Transaction Recovery in Distributed System
Transactions may be performed effectively using distributed transaction processing. However, there are instances in which a transaction may fail for a variety of causes. System failure, hardware failure, network error, inaccurate or invalid data, application problems, are all probable causes. Transaction failures are impossible to avoid. These failures must be handled by the distributed transaction system. When mistakes arise, one must be able to identify and correct them. Transaction Recovery is the name for this procedure. In distributed databases, the most difficult procedure is recovery. It is extremely difficult to recover a communication network system that has failed.
Let us consider the following scenario to analyze how transaction fail may occur. Let suppose, we have two-person X and Y. X sends a message to Y and expects a response, but Y is unable to receive it.
The following are some of the issues with this circumstance:
- The message was not sent due to a network problem.
- The communication sent by location B was not delivered to place A.
- Location B was destroyed.
- As a result, locating the source of a problem in a big communication network is extremely challenging.
Distributed commit in the network is another major issue that can wreak havoc on a distributed database’s recovery.
One of the most famous methods of Transaction Recovery is the “Two-Phase Commit Protocol”. The coordinator and the subordinate are the two types of nodes that the Two-Phase Commit Protocol uses to accomplish its procedures. The coordinator’s process is linked to the user app, and communication channels between the subordinates and the coordinator are formed.
The two-phase commit protocol contains two stages, as the name implies. The first step is the PREPARE phase, in which the transaction’s coordinator delivers a PREPARE message. The second step is the decision-making phase, in which the coordinator sends a COMMIT message if all of the nodes can complete the transaction, or an abort message if at least one subordinate node cannot. Centralized 2PC, Linear 2PC, and Distributed 2PC are all ways that may be used to perform the 2PC.
- Centralized 2 PC: Contact in the Centralized 2PC is limited to the coordinator’s process, and no communication between subordinates is permitted. The coordinator is in charge of sending the PREPARE message to the subordinates, and once all of the subordinates’ votes have been received and analysed, the coordinator chooses whether to abort or commit. There are two stages to this method:
- The First Phase: When a user desires to COMMIT a transaction during this phase, the coordinator sends a PREPARE message to all subordinates. When a subordinate gets the PREPARE message, it either records a PREPARE log and sends a YES VOTE and enters the PREPARED state if the subordinate is willing to COMMIT; or it creates an abort record and sends a NO VOTE if the subordinate is not willing to COMMIT. Because it knows the coordinator will issue an abort, a subordinate transmitting a NO VOTE does not need to enter a PREPARED state. In this situation, the NO VOTE functions as a veto since only one NO VOTE is required to cancel the transaction.
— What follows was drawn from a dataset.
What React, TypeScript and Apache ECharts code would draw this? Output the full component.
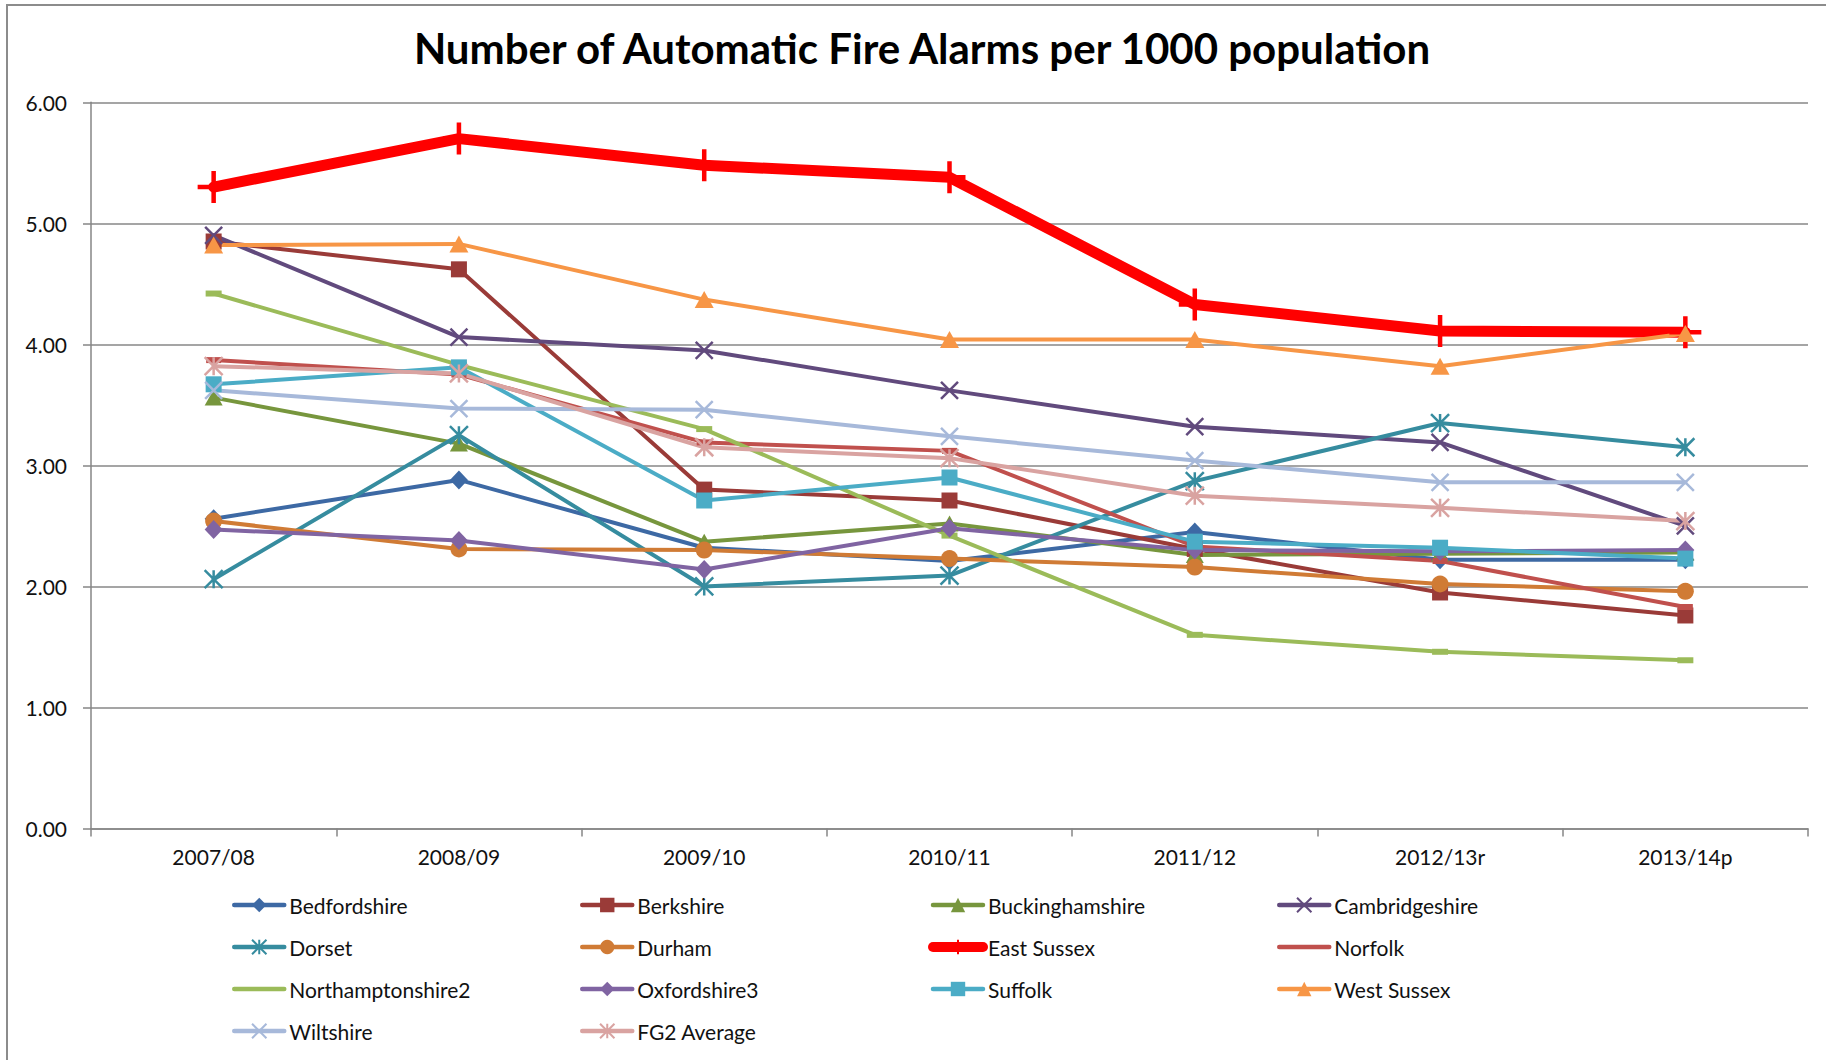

- Second Phase: After the coordinator has reached a decision, it must communicate that decision to the subordinates. If COMMIT is chosen, the coordinator enters the committing state and sends a COMMIT message to all subordinates notifying them of the choice. When the subordinates get the COMMIT message, they go into the committing state and send the coordinator an acknowledge (ACK) message. The transaction is completed when the coordinator gets the ACK messages. If the coordinator, on the other hand, makes an ABORT decision, it sends an ABORT message to all subordinates. In this case, the coordinator does not need to send an ABORT message to the NO VOTE subordinate(s).
- Linear 2 PC: Subordinates in the linear 2PC, can communicate with one another. The sites are numbered 1 to N, with site 1 being the coordinator. As a result, the PREPARE message is propagated in a sequential manner. As a result, the transaction takes longer to complete than centralized or dispersed approaches. Finally, it is node N that sends out the Global COMMIT.
- Distributed 2 PC: All of the nodes of a distributed 2PC interact with one another. Unlike other 2PC techniques, this procedure does not require the second phase. Furthermore, in order to know that each node has put in its vote, each node must hold a list of all participating nodes. When the coordinator delivers a PREPARE message to all participating nodes, the distributed 2PC gets started. When a participant receives the PREPARE message, it transmits his or her vote to all other participants. As a result, each node keeps track of every transaction’s participants.